The blockchain industry has quickly fallen into a massive imbalance of power, mirroring the traditional finance industry. The concentration of wealth and power within a small group of individuals has created an industry that is far from decentralized. Those who were early adopters of blockchain technology, particularly Bitcoin, were able to accumulate large amounts of wealth through mining, investing and trading. Meanwhile, it is becoming increasingly difficult for new players to enter the market and challenge the dominance of established players. The cost of setting up and running a successful blockchain project can be significant, and not everyone has the resources or expertise to do so. Network effects also play a role in the imbalance of power in the blockchain industry. Blockchain networks rely on network effects, which means that the value of the network increases as more people use it. This creates a self-reinforcing cycle where established networks become increasingly dominant, making it harder for new networks to gain traction. There are ways to curb these challenges though, and still profit from this great innovation that Satoshi Nakamoto gave us.

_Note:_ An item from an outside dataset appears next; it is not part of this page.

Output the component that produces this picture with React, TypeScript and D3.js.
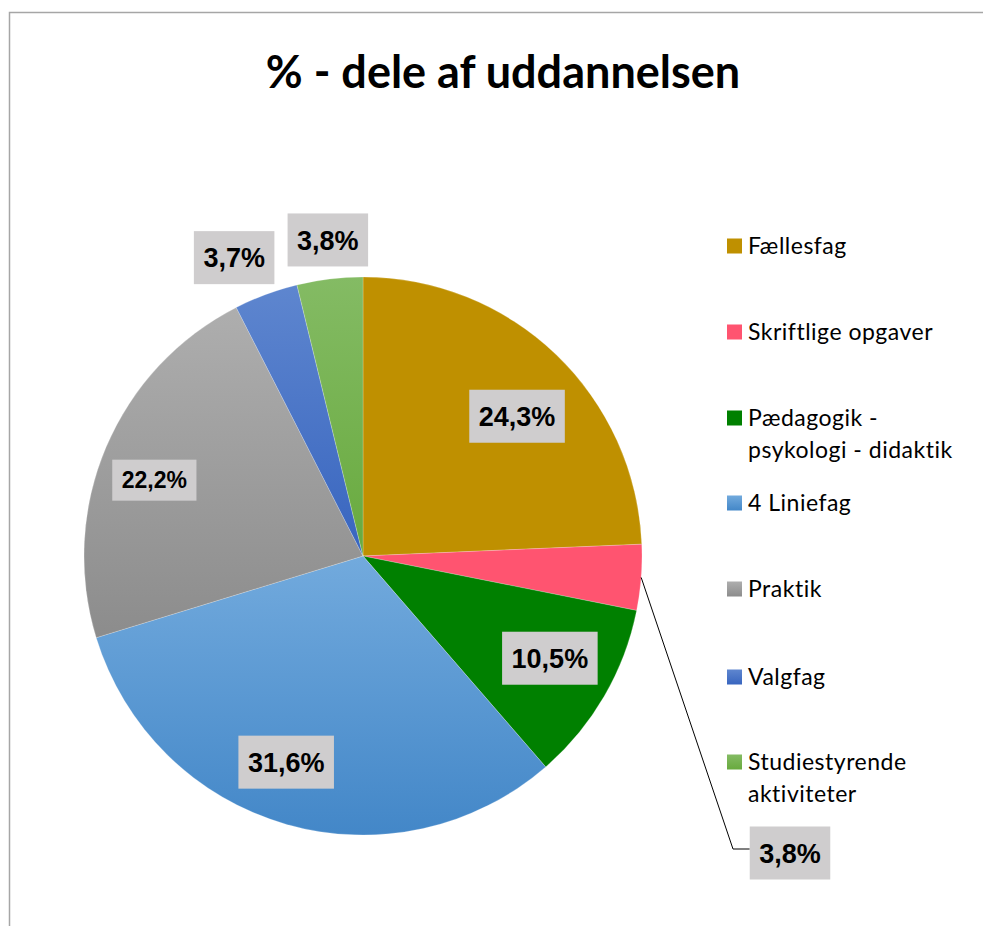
import React from "react";
import * as d3 from "d3";

const categories = [
  "Fællesfag",
  "Skriftlige opgaver",
  "Pædagogik - psykologi - didaktik",
  "4 Liniefag",
  "Praktik",
  "Valgfag",
  "Studiestyrende aktiviteter",
];
const values = [24.3, 3.8, 10.5, 31.6, 22.2, 3.7, 3.8];
const valueLabels = ["24,3%", "3,8%", "10,5%", "31,6%", "22,2%", "3,7%", "3,8%"];
const legendLines = [
  ["Fællesfag"],
  ["Skriftlige opgaver"],
  ["Pædagogik -", "psykologi - didaktik"],
  ["4 Liniefag"],
  ["Praktik"],
  ["Valgfag"],
  ["Studiestyrende", "aktiviteter"],
];
const colorTop = ["#BF9000", "#FF5470", "#008000", "#72AADD", "#AEAEAE", "#5E86CF", "#84BB64"];
const colorBottom = ["#BF9000", "#FF5470", "#008000", "#4387C8", "#8C8C8C", "#3865BF", "#68AA3E"];

// layout (label placement relative to slice mid angle)
const labelAngleNudge = [4, 0, -1.5, 4.4, -3, -3, 0.5];
const labelRadius = [208, 0, 213, 220, 222, 325, 318];
const labelFont = [27, 27, 27, 27, 23, 27, 27];
const legendY = [246, 332, 418, 503, 589, 677, 762];

const W = 983, H = 926;
const cx = 363, cy = 556, R = 279;

function textW(s: string, fs: number) {
  let w = 0;
  for (const ch of s) {
    if (ch === ",") w += 0.278;
    else if (ch === "%") w += 0.889;
    else w += 0.556;
  }
  return w * fs;
}

export default function App() {
  const pie = d3.pie<number>().sort(null).value((d) => d).startAngle(0).endAngle(2 * Math.PI);
  const arcs = pie(values);
  const arc = d3.arc<d3.PieArcDatum<number>>().innerRadius(0).outerRadius(R);

  const labels = arcs.map((a, i) => {
    const mid = (a.startAngle + a.endAngle) / 2;
    if (i === 1) {
      const sx = Math.sin(mid) * R, sy = -Math.cos(mid) * R;
      return { i, mid, special: true, sx, sy };
    }
    const ang = mid + (labelAngleNudge[i] * Math.PI) / 180;
    return { i, mid, special: false, x: Math.sin(ang) * labelRadius[i], y: -Math.cos(ang) * labelRadius[i] };
  });

  return (
    <svg width={W} height={H} style={{ position: "absolute", left: 0, top: 0, background: "#fff" }}>
      <defs>
        {categories.map((c, i) => (
          <linearGradient key={c} id={`g${i}`} x1="0" y1="0" x2="0" y2="1">
            <stop offset="0%" stopColor={colorTop[i]} />
            <stop offset="100%" stopColor={colorBottom[i]} />
          </linearGradient>
        ))}
      </defs>
      <rect x={9.5} y={12.5} width={1200} height={1200} fill="#fff" stroke="#A6A6A6" strokeWidth={1.5} />
      <text
        x={503}
        y={88}
        textAnchor="middle"
        fontFamily="Lato, 'Liberation Sans', sans-serif"
        fontWeight="bold"
        fontSize={45}
        fill="#000"
      >
        % - dele af uddannelsen
      </text>
      <g transform={`translate(${cx},${cy})`}>
        {arcs.map((a, i) => (
          <path key={i} d={arc(a) || ""} fill={`url(#g${i})`} stroke="#fff" strokeOpacity={0.35} strokeWidth={0.6} />
        ))}
        {labels.map((l) => {
          const i = l.i;
          const fs = labelFont[i];
          const tw = textW(valueLabels[i], fs);
          const bw = tw + 19;
          const bh = fs === 27 ? 53 : 41;
          if (l.special) {
            const bx = 790 - cx, by = 853 - cy;
            const ex = 733 - cx, ey = 849 - cy;
            return (
              <g key={i}>
                <polyline
                  points={`${l.sx},${l.sy} ${ex},${ey} ${bx - bw / 2},${ey}`}
                  fill="none"
                  stroke="#000"
                  strokeWidth={1}
                />
                <rect x={bx - bw / 2} y={by - bh / 2} width={bw} height={bh} fill="#CFCDCE" />
                <text
                  x={bx}
                  y={by}
                  dy="0.36em"
                  textAnchor="middle"
                  fontFamily="'Liberation Sans', Arial, sans-serif"
                  fontWeight="bold"
                  fontSize={fs}
                >
                  {valueLabels[i]}
                </text>
              </g>
            );
          }
          return (
            <g key={i}>
              <rect x={(l.x as number) - bw / 2} y={(l.y as number) - bh / 2} width={bw} height={bh} fill="#CFCDCE" />
              <text
                x={l.x}
                y={l.y}
                dy="0.36em"
                textAnchor="middle"
                fontFamily="'Liberation Sans', Arial, sans-serif"
                fontWeight="bold"
                fontSize={fs}
              >
                {valueLabels[i]}
              </text>
            </g>
          );
        })}
      </g>
      <g>
        {categories.map((c, i) => (
          <g key={c}>
            <rect x={727} y={legendY[i] - 7.5} width={15} height={15} fill={`url(#g${i})`} />
            {legendLines[i].map((ln, j) => (
              <text
                key={j}
                x={748}
                y={legendY[i] + j * 32}
                dy="0.35em"
                fontFamily="Lato, 'Noto Sans', sans-serif"
                fontSize={23}
                letterSpacing={0.5}
                fill="#000"
              >
                {ln}
              </text>
            ))}
          </g>
        ))}
      </g>
    </svg>
  );
}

LIGHT AT THE END OF THE TUNNEL…
Despite the challenges facing the blockchain industry, there are ways to address these issues and create a more sustainable, equitable system.
1.High energy consumption
To deal with this pressing issue, the industry could move towards using renewable energy sources like wind or solar power in the mining operations.
In less powered areas like Africa, shifting to renewable energy to facilitate mining and other blockchain projects will be double productive, as it will also provide power to the more than 600 million people in Africa still living without electricity. This would not only reduce the environmental impact of Bitcoin mining but also make it more sustainable in the long run.
2. Fighting Monopoly creation
In order to ensure that new players are not undermined by the early adopters of blockchain technology, efforts should be made to improve the underlying technology of Blockchain. This could be done by introducing new protocols or adopting existing protocols like the Lightning Network, to significantly improve the speed and accuracy of bitcoin transactions. Finally, greater efforts should be made to educate people about blockchain technology and its potential. This could be achieved by providing greater access to information and resources, offering training programs and workshops, and working with educational institutions to integrate blockchain into their curricula. This move will help educators of today create a new generation of Blockchain-Savvy individuals.